Так-то, старичина! Твои страхи насчет «потенья» в Ясной Поляне не сбылись, и отлично, что так. В Толстом же нашел я громадную нравственную поддержку, которой мне недоставало последние годы. Будь здоров. Надеюсь, ты доволен мной, потому что мои удачи - есть и твои. Таково дело старой дружбы.
289. А.А.ТУРЫГИНУ
Москва, 31 августа 1906 г.
Да! старичок, вижу я, что ты моим письмом разочарован. Все твои надежды на потенье не оправдались. Я столь же мало потел в Ясной Поляне, как и на Караванной, не вызвал надлежащей испарины и француз. Что поделаешь! На все дело мы, очевидно, смотрим разными глазами, а может быть, и то, что ты у Красного моста одичал не в меру.
Во всяком случае у меня было твердое намерение дать тебе в ближайшем письме более обширную характеристику Толстого, как я его понимаю. Теперь же постараюсь удовлетворить твое любопытство, с тем чтобы надолго не ворочаться к «Яснополянскому отшельнику».

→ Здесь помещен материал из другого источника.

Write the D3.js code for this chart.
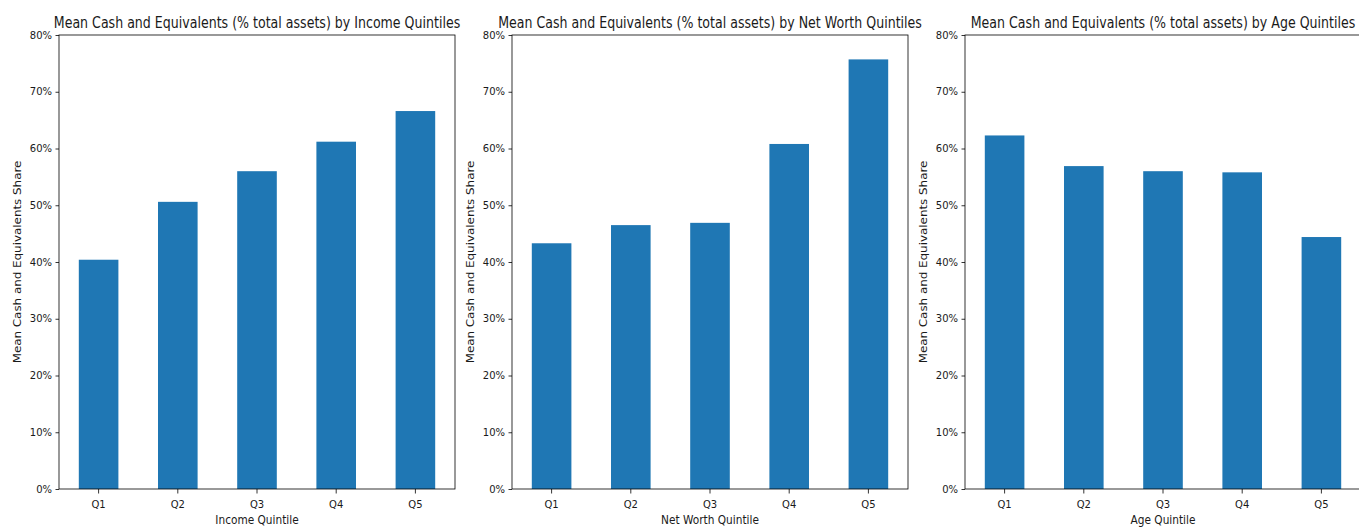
<!DOCTYPE html>
<html>
<head>
<meta charset="utf-8">
<script src="https://cdn.jsdelivr.net/npm/d3@7"></script>
<style>
  html, body { margin: 0; padding: 0; background: #fff; overflow: hidden; }
  svg { display: block; font-family: "DejaVu Sans", sans-serif; }
</style>
</head>
<body>
<svg id="chart" width="1359" height="527"></svg>
<script>
// Quintile categories shared by all three panels
const categories = ["Q1", "Q2", "Q3", "Q4", "Q5"];

// Mean cash and equivalents as a share of total assets
const incomeShare   = [0.404, 0.506, 0.560, 0.612, 0.666];
const netWorthShare = [0.433, 0.465, 0.469, 0.608, 0.757];
const ageShare      = [0.623, 0.569, 0.560, 0.558, 0.444];

// Y-axis tick values (0% .. 80%)
const yTicks = [0, 0.1, 0.2, 0.3, 0.4, 0.5, 0.6, 0.7, 0.8];

const panelTitles = [
  "Mean Cash and Equivalents (% total assets) by Income Quintiles",
  "Mean Cash and Equivalents (% total assets) by Net Worth Quintiles",
  "Mean Cash and Equivalents (% total assets) by Age Quintiles"
];
const xLabels = ["Income Quintile", "Net Worth Quintile", "Age Quintile"];
const yLabel = "Mean Cash and Equivalents Share";

const svg = d3.select("#chart");
const barColor = "#1f77b4";
const textColor = "#1a1a1a";

const plotTop = 35, plotBottom = 489, panelWidth = 396;
const panelLefts = [59, 512, 965];

function drawPanel(left, title, xLabel, values) {
  const g = svg.append("g");
  const x = d3.scaleBand()
    .domain(categories)
    .range([left, left + panelWidth])
    .paddingInner(0.5)
    .paddingOuter(0.25);
  const y = d3.scaleLinear().domain([0, 0.8]).range([plotBottom, plotTop]);

  // bars
  g.selectAll("rect.bar")
    .data(categories.map((c, i) => ({ c, v: values[i] })))
    .join("rect")
    .attr("class", "bar")
    .attr("x", d => x(d.c))
    .attr("width", x.bandwidth())
    .attr("y", d => y(d.v))
    .attr("height", d => y(0) - y(d.v))
    .attr("fill", barColor);

  // y axis
  const yAxis = g.append("g")
    .attr("transform", `translate(${left},0)`)
    .call(d3.axisLeft(y).tickValues(yTicks).tickFormat(d3.format(".0%"))
      .tickSize(3.5).tickPadding(3.5).tickSizeOuter(0));
  yAxis.select(".domain").remove();
  yAxis.selectAll("line").attr("stroke", "#000").attr("stroke-width", 0.8);
  yAxis.selectAll("text").attr("font-size", 10).attr("fill", textColor)
    .attr("font-family", "DejaVu Sans");

  // x axis
  const xAxis = g.append("g")
    .attr("transform", `translate(0,${plotBottom})`)
    .call(d3.axisBottom(x).tickSize(4.5).tickPadding(7.5).tickSizeOuter(0));
  xAxis.select(".domain").remove();
  xAxis.selectAll("line").attr("stroke", "#000").attr("stroke-width", 0.8);
  xAxis.selectAll("text").attr("font-size", 10).attr("fill", textColor)
    .attr("font-family", "DejaVu Sans");

  // frame
  g.append("rect")
    .attr("x", left).attr("y", plotTop)
    .attr("width", panelWidth).attr("height", plotBottom - plotTop)
    .attr("fill", "none").attr("stroke", "#000").attr("stroke-width", 0.8);

  // title
  const cx = left + panelWidth / 2;
  g.append("text")
    .attr("transform", `translate(${cx},27.7) scale(0.84,1)`)
    .attr("text-anchor", "middle")
    .attr("font-size", 15)
    .attr("fill", textColor)
    .text(title);

  // x label
  g.append("text")
    .attr("transform", `translate(${cx},524) scale(0.92,1)`)
    .attr("text-anchor", "middle")
    .attr("font-size", 11.5)
    .attr("fill", textColor)
    .text(xLabel);

  // y label
  g.append("text")
    .attr("transform", `translate(${left - 38.3},${(plotTop + plotBottom) / 2}) rotate(-90) scale(1,0.85)`)
    .attr("text-anchor", "middle")
    .attr("font-size", 11.9)
    .attr("fill", textColor)
    .text(yLabel);
}

const panelValues = [incomeShare, netWorthShare, ageShare];
panelLefts.forEach((left, i) => drawPanel(left, panelTitles[i], xLabels[i], panelValues[i]));
</script>
</body>
</html>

«Толстой-старец - это поэма», писал я тебе, и это истинная правда, как правда и то, что «Толстой - великий художник» и как таковой имеет все слабости этой породы людей. В том, что он художник, - его оправдание за великое его легкомыслие, за его «озорную» философию и мораль, в которых он, как тот озорник и бахвал парень в «Дневнике» Достоевского, постоянно похваляется, что и «в причастие наплюет». Черта вполне «русская». И Толстой, как художник, смакует свою беспринципность, свое озорство, смакует его и в религии, и в философии, и политике. Удивляет мир злодейством, так сказать...
Лукавый барин, вечно увлекаемый сам и чарующий других гибкостью своего великого таланта.
Деловитая и мирская граф. София Андреевна не раз говорила мне в Ясной Поляне, сколько увлечений, симпатий и антипатий пережил Л.Н. Он еще недавно восхищался характером и царствованием Николая Павловича, хотел писать роман его эпохи, теперь же с редким легкомыслием глумится над ним. Провожая меня, как я и писал тебе, Толстой «учительно» говорил, что даже «православие» имеет неизмеримо более ценности грядущего «неверия» и т.д. Рядом с этими покаянными словами издаются «пропущенные места» из «Воскресения», где он дает такой козырь в руки «неверию».